Security forces apparently continued using pellet guns despite India’s Home Minister Rajnath Singh cautioning them to minimize the weapons’ use because of serious eye injuries to protesters, some of whom have been blinded.

The curfew, re-imposed after being lifted Thursday, had been in effect since July 9, the day after Burhan Wani was killed by government forces. Security forces also prevented people from praying in big mosques across the region, but did not interfere with those visiting small mosques in rural areas for Friday prayers.

Shops, businesses and schools remained closed as separatists asked people to hold strikes and street protests until Friday.

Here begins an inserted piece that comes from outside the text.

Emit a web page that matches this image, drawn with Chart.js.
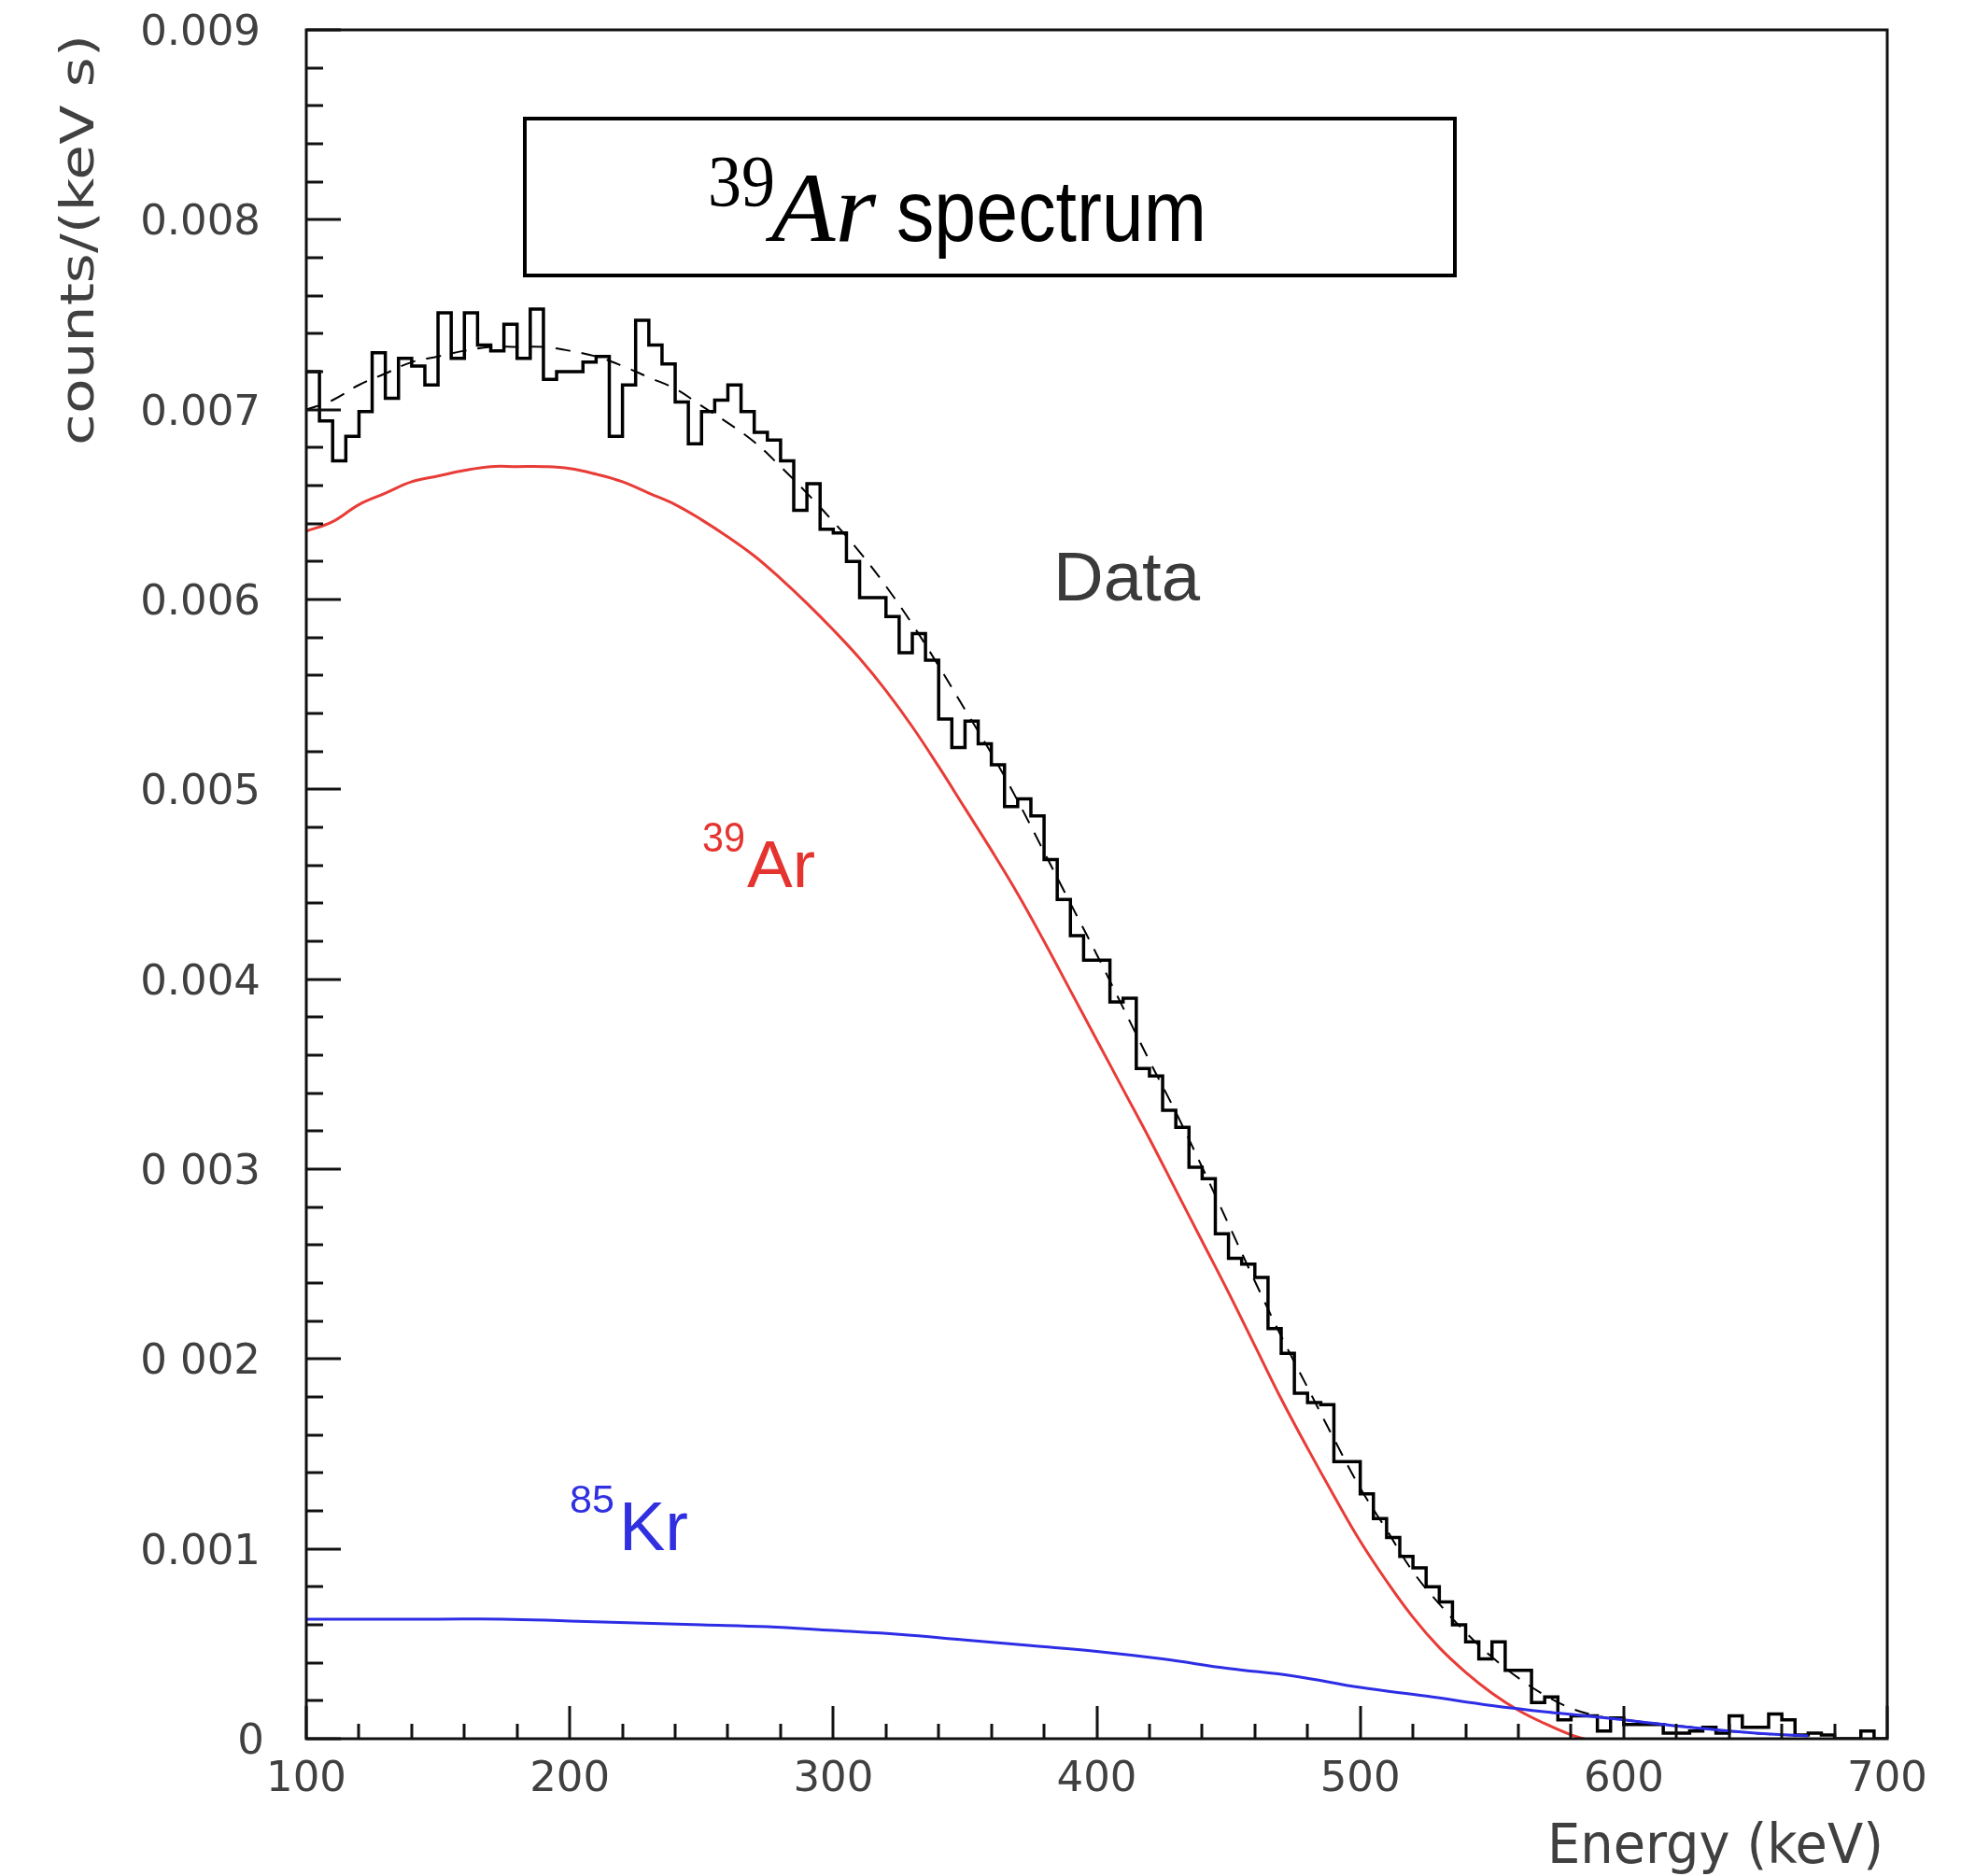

Key separatist leaders Syed Ali Geelani, Mirwaiz Umar Farooq and Yasin Malik had called for the protest march to the main Jamia Masjid mosque on Friday.

Geelani and Mirwaiz Farooq, who were put under house arrest, defied the restrictions and came out of their homes to march to the mosque. Police stopped them and took them away, a police officer said on condition of anonymity as he was not authorized to talk to reporters.

Police have kept Malik in a lockup to prevent him from leading the protest.

Areas of southern Kashmir where most of the deadly street protests have been centered have remained under curfew. At least 49 civilians, mostly teenagers and young men, have been killed as government forces fired live ammunition and pellets. A policeman also died after protesters pushed his vehicle into a river.